Selenium-rich Feed Could Improve Livestock Health

Selenium-rich Feed Could Improve Livestock Health

Selenium-rich Feed Could Improve Livestock Health

Selenium deficiency can be an issue for livestock producers across the Pacific Northwest, especially in coastal areas. After the break, we learn about a development of a longer-lasting selenium supplement for livestock, I’m KayDee Gilkey with Open Range.

Selenium deficiency in sheep and cattle costs livestock producers an estimated $545 million annually in losses and affects livestock in more than 35 states where regions are deficient in the mineral.

In adequate selenium in sheep reduces conception rates, increases neonatal mortality, and in some instances, causes white muscle disease -- nutritional muscular dystrophy.

Agricultural Research Service Scientist Bret Taylor has been studying the effects of milling coproduct, derived from selenium-rich wheat harvested in South Dakota on ewes and their lambs.

Taylor: “To develop very specific tailor made feed product to feed for a very short periods of time. Like to ewes and lambs when the ewes are lambing, or during early lactation. The ewes can consume this feed and it builds up their selenium status up but also they pass an enormous amount of this selenium on to their nursing young. So it is like killing two birds with one stone. The ewe eats the diet and it really increases the selenium content in both the ewe and the lamb.

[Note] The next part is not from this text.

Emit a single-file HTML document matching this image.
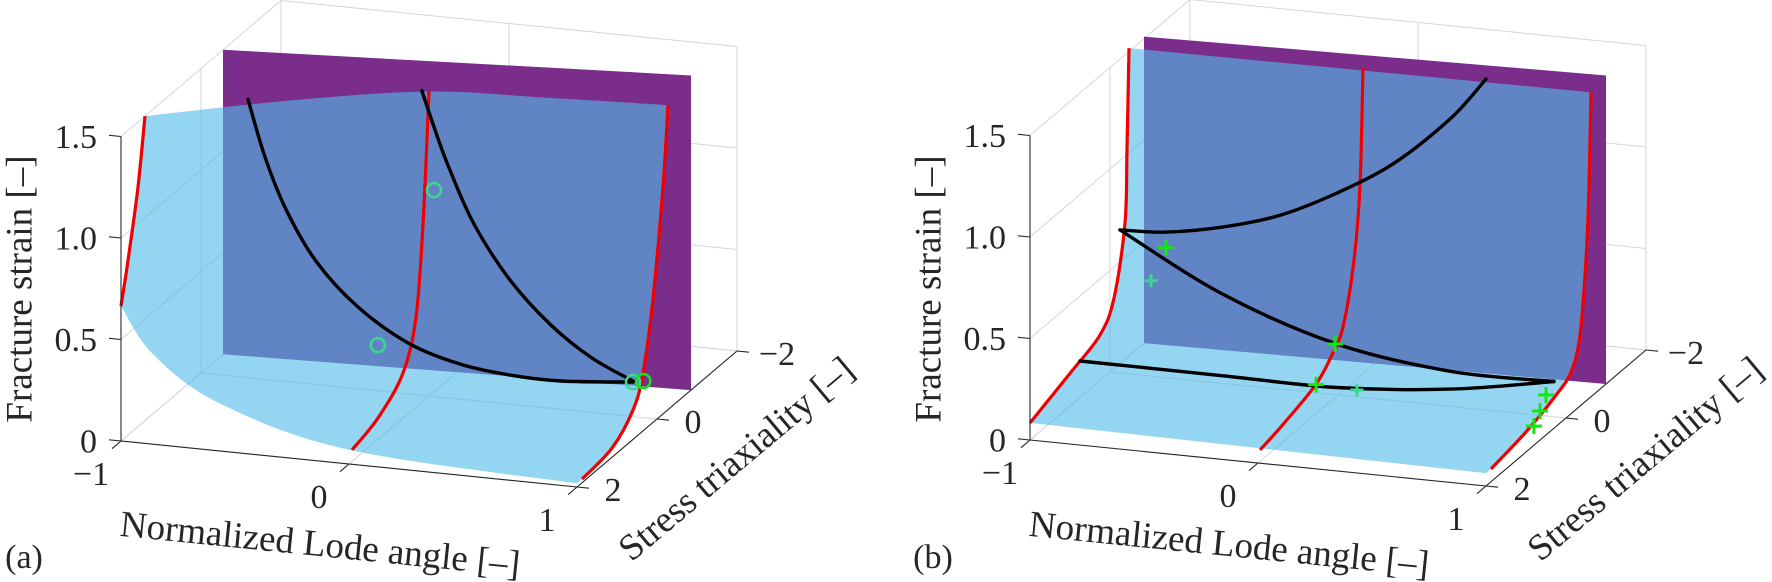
<!DOCTYPE html>
<html><head><meta charset="utf-8"><title>Fracture strain surfaces</title>
<style>
html,body{margin:0;padding:0;background:#fff;}
svg{display:block;}
text{font-family:"Liberation Serif","Times New Roman","DejaVu Serif",serif;fill:#262626;}
</style></head>
<body>
<svg id="fig" width="1772" height="582" viewBox="0 0 1772 582" xmlns="http://www.w3.org/2000/svg">
<g id="panelA"></g>
<g id="panelB"></g>
</svg>
<script>
// ---------- tick labels ----------
const zTicks = [0, 0.5, 1.0, 1.5];
const zTickLabels = ["0", "0.5", "1.0", "1.5"];
const lodeTicks = [-1, 0, 1];
const lodeTickLabels = ["\u22121", "0", "1"];
const triaxTicks = [2, 0, -2];
const triaxTickLabels = ["2", "0", "\u22122"];

// ---------- panel (a) data ----------
const aLeftTriax = [2, 1.825, 1.575, 1.4];
const aLeftStrain = [0.665, 0.86, 1.18, 1.5];
const aMidTriax = [1.925, 1.275, 0.65, 0.325, 0.15, 0];
const aMidStrain = [0.057, 0.105, 0.222, 0.443, 0.87, 1.5];
const aRightTriax = [1.875, 1.125, 0.6, 0.35, 0.1, -0.15, -0.275];
const aRightStrain = [0.018, 0.045, 0.145, 0.285, 0.608, 1.118, 1.5];
const aTopLode = [-1, -0.5, 0, 0.5, 1];
const aTopTriax = [1.4, 0.6, 0, -0.15, -0.275];
const aTopStrain = [1.5, 1.5, 1.5, 1.5, 1.5];
const aFrontLode = [1, 0, -0.57, -0.86, -1];
const aFrontStrain = [0.018, 0.07, 0.236, 0.444, 0.665];
const aPlaneLode = [-1, 1];
const aPlaneTriax = [-0.55, -0.85];
const aPlaneTop = [1.5, 1.55];
const aBlk1Lode = [-0.68, -0.618, -0.539, -0.42, -0.253, -0.041, 0.17, 0.381, 0.592, 0.895];
const aBlk1Triax = [0.65, 0.578, 0.506, 0.433, 0.361, 0.289, 0.217, 0.144, 0.072, 0];
const aBlk1Strain = [1.494, 1.204, 0.944, 0.69, 0.475, 0.305, 0.214, 0.17, 0.153, 0.17];
const aBlk2Lode = [-0.031, 0.022, 0.088, 0.197, 0.355, 0.535, 0.715, 0.895];
const aBlk2Triax = [0, 0, 0, 0, 0, 0, 0, 0];
const aBlk2Strain = [1.5, 1.328, 1.133, 0.87, 0.612, 0.41, 0.268, 0.175];
const aTealLode = [0.022, -0.154, 0.895];
const aTealTriax = [0, 0.4, 0];
const aTealStrain = [1.017, 0.30, 0.17];
const aBrightLode = [0.94];
const aBrightTriax = [0];
const aBrightStrain = [0.18];

// ---------- panel (b) data ----------
const bLeftTriax = [2, 0.975, 0.25, -0.1, -0.375, -0.425, -0.475];
const bLeftStrain = [0.084, 0.163, 0.224, 0.347, 0.671, 1.03, 1.516];
const bMidTriax = [1.95, 1.45, 0.6, 0.175, -0.125, -0.4, -0.55, -0.625];
const bMidStrain = [0.056, 0.081, 0.14, 0.217, 0.315, 0.598, 0.94, 1.51];
const bRightTriax = [1.875, 1.0, 0.3, -0.125, -0.35, -0.5, -0.575, -0.625];
const bRightStrain = [0.063, 0.099, 0.15, 0.205, 0.35, 0.695, 1.047, 1.5];
const bTopLode = [-1, 1];
const bTopTriax = [-0.475, -0.625];
const bTopStrain = [1.516, 1.5];
const bFrontLode = [1, -1];
const bFrontStrain = [0.063, 0.084];
const bPlaneLode = [-1, 1];
const bPlaneTriax = [-0.85, -1.0];
const bPlaneTop = [1.51, 1.52];
const bBlkALode = [-1, -0.798, -0.548, -0.298, -0.048, 0.202, 0.452, 0.605];
const bBlkATriax = [-0.25, -0.25, -0.25, -0.25, -0.25, -0.25, -0.25, -0.25];
const bBlkAStrain = [0.658, 0.67, 0.724, 0.81, 0.948, 1.123, 1.374, 1.583];
const bBlkBLode = [-1, -0.522, 0.004, 0.531, 1];
const bBlkBTriax = [-0.25, -0.1, 0.05, 0.2, 0.3];
const bBlkBStrain = [0.658, 0.42, 0.26, 0.21, 0.23];
const bBlkCLode = [-1, -0.399, 0.083, 0.566, 1];
const bBlkCTriax = [0.75, 0.6, 0.5, 0.4, 0.3];
const bBlkCStrain = [0.18, 0.15, 0.13, 0.16, 0.23];
const bBrightLode = [-0.754, -0.013, -0.096, 1.0, 0.974, 0.947];
const bBrightTriax = [0, 0, 0, 0.5, 0.5, 0.5];
const bBrightStrain = [0.64, 0.25, 0.04, 0.197, 0.115, 0.038];
const bTealLode = [-0.82, 0.083];
const bTealTriax = [0, 0];
const bTealStrain = [0.47, 0.034];

// ---------- axis functions ----------
const NS = "http://www.w3.org/2000/svg";
const FONT = '"Liberation Serif", "Times New Roman", "DejaVu Serif", serif';
const LODE_MIN = -1, LODE_MAX = 1, TRI_FRONT = 2, TRI_BACK = -2, Z_MAX = 1.5;
function proj(P, lode, tri, z) {
  return [P.ox + 228 * (lode + 1) - 40 * (tri - 2),
          P.oy + 23 * (lode + 1) + 34 * (tri - 2) - 203 * z];
}
function el(tag, attrs, parent) {
  const e = document.createElementNS(NS, tag);
  for (const k in attrs) e.setAttribute(k, attrs[k]);
  parent.appendChild(e);
  return e;
}
function crSeg(pts, start) {
  let d = (start ? "M" : "L") + pts[0][0].toFixed(1) + "," + pts[0][1].toFixed(1);
  for (let i = 0; i < pts.length - 1; i++) {
    const p0 = pts[i - 1] || pts[i], p1 = pts[i], p2 = pts[i + 1], p3 = pts[i + 2] || pts[i + 1];
    const c1 = [p1[0] + (p2[0] - p0[0]) / 6, p1[1] + (p2[1] - p0[1]) / 6];
    const c2 = [p2[0] - (p3[0] - p1[0]) / 6, p2[1] - (p3[1] - p1[1]) / 6];
    d += "C" + c1[0].toFixed(1) + "," + c1[1].toFixed(1) + " " + c2[0].toFixed(1) + "," + c2[1].toFixed(1) + " " + p2[0].toFixed(1) + "," + p2[1].toFixed(1);
  }
  return d;
}
function pts3(P, lodes, tris, zs) {
  return lodes.map((l, i) => proj(P, l, tris[i], zs[i]));
}
function fill(n, v) { return new Array(n).fill(v); }

function drawPanel(g, P, D, label) {
  const grid = el("g", {stroke: "#d6d6d6", "stroke-width": 1, fill: "none"}, g);
  
  
  function gl(a, b) {
    const l = el("line", {x1: a[0], y1: a[1], x2: b[0], y2: b[1]}, grid);
    
    
  }
  lodeTicks.forEach(x => { gl(proj(P, x, TRI_FRONT, 0), proj(P, x, TRI_BACK, 0)); gl(proj(P, x, TRI_BACK, 0), proj(P, x, TRI_BACK, Z_MAX)); });
  triaxTicks.forEach(y => { gl(proj(P, LODE_MIN, y, 0), proj(P, LODE_MAX, y, 0)); gl(proj(P, LODE_MIN, y, 0), proj(P, LODE_MIN, y, Z_MAX)); });
  zTicks.forEach(z => { gl(proj(P, LODE_MIN, TRI_FRONT, z), proj(P, LODE_MIN, TRI_BACK, z)); gl(proj(P, LODE_MIN, TRI_BACK, z), proj(P, LODE_MAX, TRI_BACK, z)); });

  const pl = [proj(P, D.planeLode[0], D.planeTriax[0], 0), proj(P, D.planeLode[1], D.planeTriax[1], 0),
              proj(P, D.planeLode[1], D.planeTriax[1], D.planeTop[1]), proj(P, D.planeLode[0], D.planeTriax[0], D.planeTop[0])];
  const plane = el("polygon", {points: pl.map(p => p.join(",")).join(" "), fill: "#7b2d8b"}, g);
  
  

  const left = pts3(P, fill(D.leftTriax.length, -1), D.leftTriax, D.leftStrain);
  const top = pts3(P, D.topLode, D.topTriax, D.topStrain);
  const right = pts3(P, fill(D.rightTriax.length, 1), D.rightTriax, D.rightStrain).reverse();
  const front = pts3(P, D.frontLode, fill(D.frontLode.length, 2), D.frontStrain);
  const d = crSeg(left, true) + crSeg(top, false) + crSeg(right, false) + crSeg(front, false) + "Z";
  const surf = el("path", {d: d, fill: "rgb(82,187,234)", "fill-opacity": 0.614}, g);
  
  

  [[-1, D.leftTriax, D.leftStrain], [0, D.midTriax, D.midStrain], [1, D.rightTriax, D.rightStrain]].forEach(c => {
    const p = pts3(P, fill(c[1].length, c[0]), c[1], c[2]);
    const r = el("path", {d: crSeg(p, true), fill: "none", stroke: "#f00000", "stroke-width": 3.2}, g);
    
    
  });
  D.black.forEach(c => {
    const p = pts3(P, c[0], c[1], c[2]);
    const b = el("path", {d: crSeg(p, true), fill: "none", stroke: "#000", "stroke-width": 3.4, "stroke-linecap": "round"}, g);
    
    
  });
  function marker(p, color, big) {
    if (D.markerType === "o") {
      const c = el("circle", {cx: p[0], cy: p[1], r: 7, fill: "none", stroke: color, "stroke-width": 2.6}, g);
      
      
    } else {
      const s = big ? 8 : 6.5;
      const m = el("path", {d: "M" + (p[0] - s) + "," + p[1] + "H" + (p[0] + s) + "M" + p[0] + "," + (p[1] - s) + "V" + (p[1] + s), stroke: color, "stroke-width": 3, fill: "none"}, g);
      
      
    }
  }
  D.teal[0].forEach((l, i) => marker(proj(P, l, D.teal[1][i], D.teal[2][i]), "#3cd68f", false));
  D.bright[0].forEach((l, i) => marker(proj(P, l, D.bright[1][i], D.bright[2][i]), "#14e614", true));

  const ax = el("g", {stroke: "#262626", "stroke-width": 1.1, fill: "none"}, g);
  
  
  function al(a, b, name) {
    const l = el("line", {x1: a[0], y1: a[1], x2: b[0], y2: b[1]}, ax);
    
    
  }
  al(proj(P, LODE_MIN, TRI_FRONT, 0), proj(P, LODE_MAX, TRI_FRONT, 0), 'lode-axis-line');
  al(proj(P, LODE_MAX, TRI_FRONT, 0), proj(P, LODE_MAX, TRI_BACK, 0), 'triax-axis-line');
  al(proj(P, LODE_MIN, TRI_FRONT, 0), proj(P, LODE_MIN, TRI_FRONT, Z_MAX), 'z-axis-line');
  const tg = el("g", {}, g);
  
  
  function tx(x, y, s, size, anchor, name, rot) {
    const t = el("text", {x: x, y: y, "font-size": size, "text-anchor": anchor, "font-family": FONT}, tg);
    if (rot) t.setAttribute("transform", "rotate(" + rot + " " + x + " " + y + ")");
    t.textContent = s;
    
    
    return t;
  }
  zTicks.forEach((z, i) => {
    const p = proj(P, LODE_MIN, TRI_FRONT, z);
    al(p, [p[0] - 12, p[1] - 1.2], 'z-tick');
    tx(p[0] - 24, p[1] + 11.5, zTickLabels[i], 34, "end", 'z-tick-label');
  });
  lodeTicks.forEach((x, i) => {
    const p = proj(P, x, TRI_FRONT, 0);
    al(p, [p[0] - 9, p[1] + 7.7], 'lode-tick');
    tx(p[0] - 30, p[1] + 44, lodeTickLabels[i], 34, "middle", 'lode-tick-label');
  });
  triaxTicks.forEach((y, i) => {
    const p = proj(P, LODE_MAX, y, 0);
    al(p, [p[0] + 12, p[1] + 1.2], 'triax-tick');
    tx(p[0] + 36 + (i === 2 ? 4 : 0), p[1] + 14, triaxTickLabels[i], 34, "middle", 'triax-tick-label');
  });
  const o = P.ox;
  tx(o - 101, 289, "Fracture strain [\u2013]", 37, "middle", 'z-axis-title', -90).setAttribute("dominant-baseline", "central");
  tx(o + 198, 556, "Normalized Lode angle [\u2013]", 37, "middle", 'lode-axis-title', 5.8);
  tx(o + 623, 468, "Stress triaxiality [\u2013]", 37, "middle", 'triax-axis-title', -40);
  tx(o - 97, 568, label, 34, "middle", 'panel-label');
}

drawPanel(document.getElementById("panelA"), {ox: 121, oy: 441}, {
  leftTriax: aLeftTriax, leftStrain: aLeftStrain, midTriax: aMidTriax, midStrain: aMidStrain,
  rightTriax: aRightTriax, rightStrain: aRightStrain, topLode: aTopLode, topTriax: aTopTriax, topStrain: aTopStrain,
  frontLode: aFrontLode, frontStrain: aFrontStrain, planeLode: aPlaneLode, planeTriax: aPlaneTriax, planeTop: aPlaneTop,
  black: [[aBlk1Lode, aBlk1Triax, aBlk1Strain], [aBlk2Lode, aBlk2Triax, aBlk2Strain]],
  teal: [aTealLode, aTealTriax, aTealStrain], bright: [aBrightLode, aBrightTriax, aBrightStrain], markerType: "o"
}, "(a)");

drawPanel(document.getElementById("panelB"), {ox: 1030, oy: 440}, {
  leftTriax: bLeftTriax, leftStrain: bLeftStrain, midTriax: bMidTriax, midStrain: bMidStrain,
  rightTriax: bRightTriax, rightStrain: bRightStrain, topLode: bTopLode, topTriax: bTopTriax, topStrain: bTopStrain,
  frontLode: bFrontLode, frontStrain: bFrontStrain, planeLode: bPlaneLode, planeTriax: bPlaneTriax, planeTop: bPlaneTop,
  black: [[bBlkALode, bBlkATriax, bBlkAStrain], [bBlkBLode, bBlkBTriax, bBlkBStrain], [bBlkCLode, bBlkCTriax, bBlkCStrain]],
  teal: [bTealLode, bTealTriax, bTealStrain], bright: [bBrightLode, bBrightTriax, bBrightStrain], markerType: "+"
}, "(b)");
</script>
</body></html>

And they are able to go out and graze selenium-deficient ranges for a long time without needing selenium supplements.”

Taylor says that the preliminary research results are quite promising. In the future, using this feeding strategy should allow livestock producers to eliminate the cost and hassle of delivering selenium supplements to sheep and other livestock in hard-to-reach regions.

I’m KayDee Gilkey with Open Range on the Ag Information Network.